Bill Coore, the lead partner of golf’s top design team, talks about the people, courses, and books that lured him away from an intended career as a classics professor
Where did you learn the game?
I grew up in rural North Carolina and was introduced to golf by my neighbor; we made up holes between our yards. My early golf was played at a 9-hole course called Hinkels. I played Pinehurst No. 2 on occasion, and Old Town Club while at Wake Forest: Those two courses became the cornerstones of my understanding of golf architecture.
What lessons did you learn from Pete Dye when you worked for him in your early years?
Personally, be willing to be different. Go with what you truly believe you should do, as opposed to what someone else thinks. Professionally, don’t go in with predetermined plans about what a golf course will be; allow the process to evolve.
How did you and Ben Crenshaw begin working together?
It was almost purely coincidental. In the early 1980s, I was asked why I wasn’t partnered with a well-known tour pro. When asked who I would work with, I’d say Ben because he referred to golf architecture in interviews after winning the 1984 Masters. Once we met, it became a friendship that evolved into a business venture.
What does your all-time match record against Ben look like?
Truthfully, I don’t recall ever keeping score when we play. Unless he gave me a ton of strokes, the outcome was going to be foretold.
What is the most naturally gifted golf course site you’ve worked on? And the least?
We knew as soon as we saw the site at Sand Hills that if we did not create one of the world’s outstanding golf courses there, we would have failed.
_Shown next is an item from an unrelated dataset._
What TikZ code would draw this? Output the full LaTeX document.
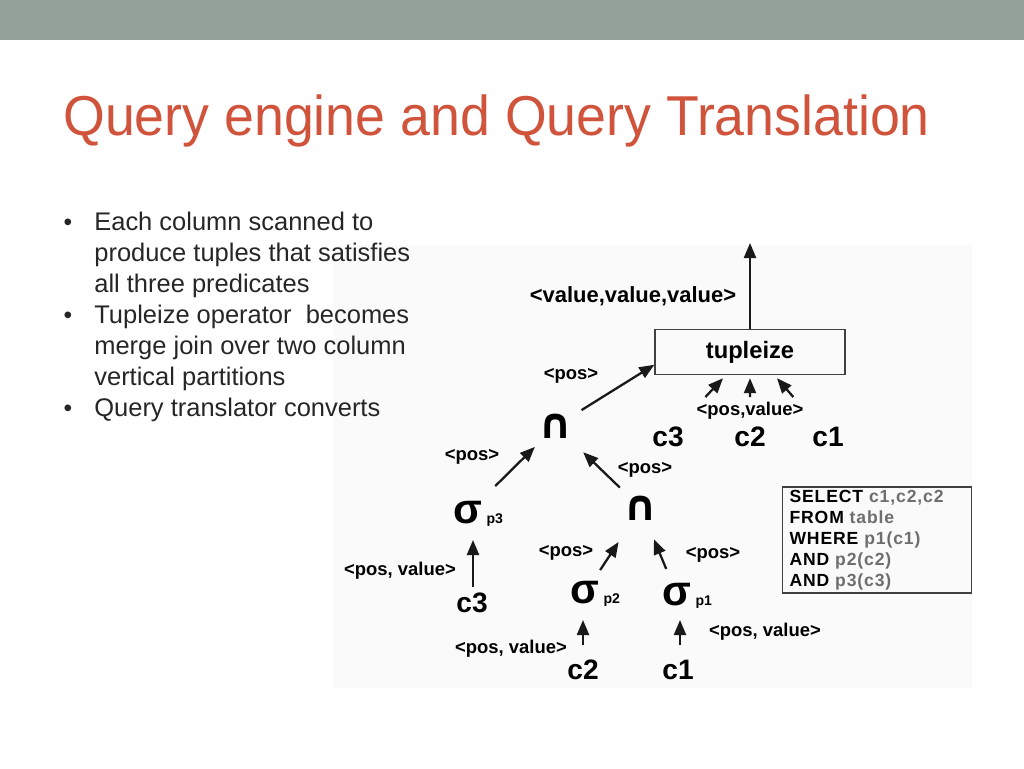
\documentclass[tikz,border=0pt]{standalone}
\usepackage{fontspec}
\setmainfont{Liberation Sans}
\newfontfamily\titlefont[FakeStretch=0.955]{Liberation Sans}
\newfontfamily\sqlfont[LetterSpace=5]{Liberation Sans}
\newfontfamily\symfont{DejaVu Sans}
\usepackage{xcolor}
\usepackage{tikz}
\usetikzlibrary{positioning,calc,arrows.meta}
\definecolor{barcol}{RGB}{146,160,153}
\definecolor{titlecol}{RGB}{208,83,60}
\definecolor{bodycol}{RGB}{38,38,38}
\definecolor{argcol}{RGB}{110,110,110}
\newcommand{\sqlkw}[1]{\textcolor{black}{#1}}
\newcommand{\sqlarg}[1]{\textcolor{argcol}{#1}}

\begin{document}
\begin{tikzpicture}[
    x=0.02cm, y=-0.02cm,
    slidetitle/.style={anchor=base west, inner sep=0pt, text=titlecol, font=\titlefont\fontsize{32}{36}\selectfont},
    bullettext/.style={anchor=base west, inner sep=0pt, align=left, text=bodycol, font=\fontsize{14.5}{17.6}\selectfont},
    bulletdot/.style={anchor=base, inner sep=0pt, text=bodycol, font=\fontsize{14}{17.6}\selectfont},
    opbox/.style={rectangle, draw=black!75, line width=0.8pt, minimum width=3.8cm, minimum height=0.9cm, font=\bfseries\fontsize{13.5}{15}\selectfont},
    lbl/.style={inner sep=1pt, font=\bfseries\fontsize{10.5}{12}\selectfont},
    biglbl/.style={inner sep=1pt, font=\bfseries\fontsize{12.5}{14}\selectfont},
    colname/.style={inner sep=1pt, font=\bfseries\fontsize{16}{18}\selectfont},
    sigma/.style={inner sep=1pt, font=\bfseries\fontsize{24}{26}\selectfont},
    subscr/.style={inner sep=0pt, font=\bfseries\fontsize{8}{9}\selectfont},
    capop/.style={inner sep=1pt, font=\symfont\bfseries\fontsize{24}{26}\selectfont},
    sqlbox/.style={rectangle, draw=black!75, line width=0.8pt, minimum width=3.7cm, minimum height=2.12cm, text width=3.5cm, align=left, inner xsep=4pt, inner ysep=1pt, font=\sqlfont\bfseries\fontsize{10}{11.95}\selectfont},
    arr/.style={-{Triangle[length=0.3cm,width=0.24cm]}, line width=1.3pt, draw=black!90},
]
\useasboundingbox (0,0) rectangle (1024,768);
\fill[barcol] (0,0) rectangle (1024,40);
\fill[black!2] (333,245) rectangle (972,688);

\node[slidetitle] (title) at (63,135) {Query engine and Query Translation};

% bullet list on the left (base = last line of each item)
\node[bulletdot] (dot1) at (68,230) {•};
\node[bulletdot] (dot2) at (68,323) {•};
\node[bulletdot] (dot3) at (68,416) {•};
\node[bullettext] (item1) at (94,292) {Each column scanned to\\produce tuples that satisfies\\all three predicates};
\node[bullettext] (item2) at (94,385) {Tupleize operator\ \ becomes\\merge join over two column\\vertical partitions};
\node[bullettext] (item3) at (94,416) {Query translator converts};

% operator tree
\node[opbox] (tup) at (750,352) {tupleize};
\coordinate (out) at (750,243);
\node[biglbl] (vvv) at (633,296) {<value,value,value>};

\node[capop] (cap1) at (556,426) {∩};
\node[capop] (cap2) at (641,508) {∩};

\node[colname] (c3top) at (668,437) {c3};
\node[colname] (c2top) at (750,437) {c2};
\node[colname] (c1top) at (828,437) {c1};
\node[lbl] (pv0) at (750,411) {<pos,value>};

\node[sigma] (sig3) at (468,513) {σ};
\node[sigma] (sig2) at (585,593) {σ};
\node[sigma] (sig1) at (677,595) {σ};
\node[subscr, anchor=south west] (sub3) at ([xshift=1pt]sig3.south east) {p3};
\node[subscr, anchor=south west] (sub2) at ([xshift=1pt]sig2.south east) {p2};
\node[subscr, anchor=south west] (sub1) at ([xshift=1pt]sig1.south east) {p1};

\node[colname] (c3) at (472,603) {c3};
\node[colname] (c2) at (583,670) {c2};
\node[colname] (c1) at (678,670) {c1};

\node[lbl] (pos1) at (571,376) {<pos>};
\node[lbl] (pos2) at (472,457) {<pos>};
\node[lbl] (pos3) at (645,470) {<pos>};
\node[lbl] (pos4) at (566,553) {<pos>};
\node[lbl] (pos5) at (713,555) {<pos>};
\node[lbl] (pv3) at (400,571) {<pos, value>};
\node[lbl] (pv2) at (511,649) {<pos, value>};
\node[lbl] (pv1) at (765,632) {<pos, value>};

\node[sqlbox] (sql) at (877,540) {\sqlkw{SELECT} \sqlarg{c1,c2,c2}\\\sqlkw{FROM} \sqlarg{table}\\\sqlkw{WHERE} \sqlarg{p1(c1)}\\\sqlkw{AND} \sqlarg{p2(c2)}\\\sqlkw{AND} \sqlarg{p3(c3)}};

% connectors
\draw[arr] (tup.north) -- (out);
\coordinate (tupin) at ($(tup.west)!0.55!(tup.south west)$);
\draw[arr] ($(cap1)!0.26!(tupin)$) -- (tupin);
\draw[arr] ($(c3top)!0.68!($(tup.south)+(-27,3)$)$) -- ($(tup.south)+(-27,3)$);
\draw[arr] ($(c2top)!0.68!($(tup.south)+(0,3)$)$) -- ($(tup.south)+(0,3)$);
\draw[arr] ($(c1top)!0.68!($(tup.south)+(27,3)$)$) -- ($(tup.south)+(27,3)$);
\draw[arr] ($(sig3)!0.31!(cap1)$) -- ($(sig3)!0.76!(cap1)$);
\draw[arr] ($(cap2)!0.25!(cap1)$) -- ($(cap2)!0.68!(cap1)$);
\draw[arr] ($(sig2)!0.27!(cap2)$) -- ($(sig2)!0.6!(cap2)$);
\draw[arr] ($(sig1)!0.3!(cap2)$) -- ($(sig1)!0.64!(cap2)$);
\draw[arr] ($(c3)+(1,-16)$) -- ($(c3)+(1,-63)$);
\draw[arr] ($(c2)+(0,-25)$) -- ($(c2)+(0,-50)$);
\draw[arr] ($(c1)+(2,-25)$) -- ($(c1)+(2,-50)$);
\end{tikzpicture}
\end{document}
Contrarily, on a scale from 0–10, Talking Stick may have been a 0.5—a site devoid of potential for golf. But in terms of building something great out of nothing, it may be our best work.
What classic courses captivate you?
The greens at Oakmont may be the most fascinating I’ve seen in terms of internal contours. Looking at Royal County Down, all I can do is marvel at how they applied those strategic concepts on that dunescape in Northern Ireland; it’s so far advanced, yet in a simple fashion. At Cypress Point, Alister MacKenzie and Robert Hunter did such a good job of matching their design features to the natural beauty, it’s almost overwhelming.
Did you ever aspire to have a different career?
I never intended to be a golf course designer. I graduated with a degree in Classical Greek and hoped to be a university professor and play some amateur golf.
Where would you like to build a golf course that you haven’t yet?
The Home of Golf, Scotland.
You enjoy the written classics of golf course architecture. Which do you consider most important?
The Links by Robert Hunter, Golf Architecture in America by George Thomas, and The Architectural Side of Golf by Wethered & Simpson.
What are you working on now, and what’s next?
Our projects in St. Lucia and Northern California are progressing methodically. We just started a project in Alabama, somewhere we’ve never worked, and we’ll soon be starting on the second course at McArthur in Hobe Sound, Fla.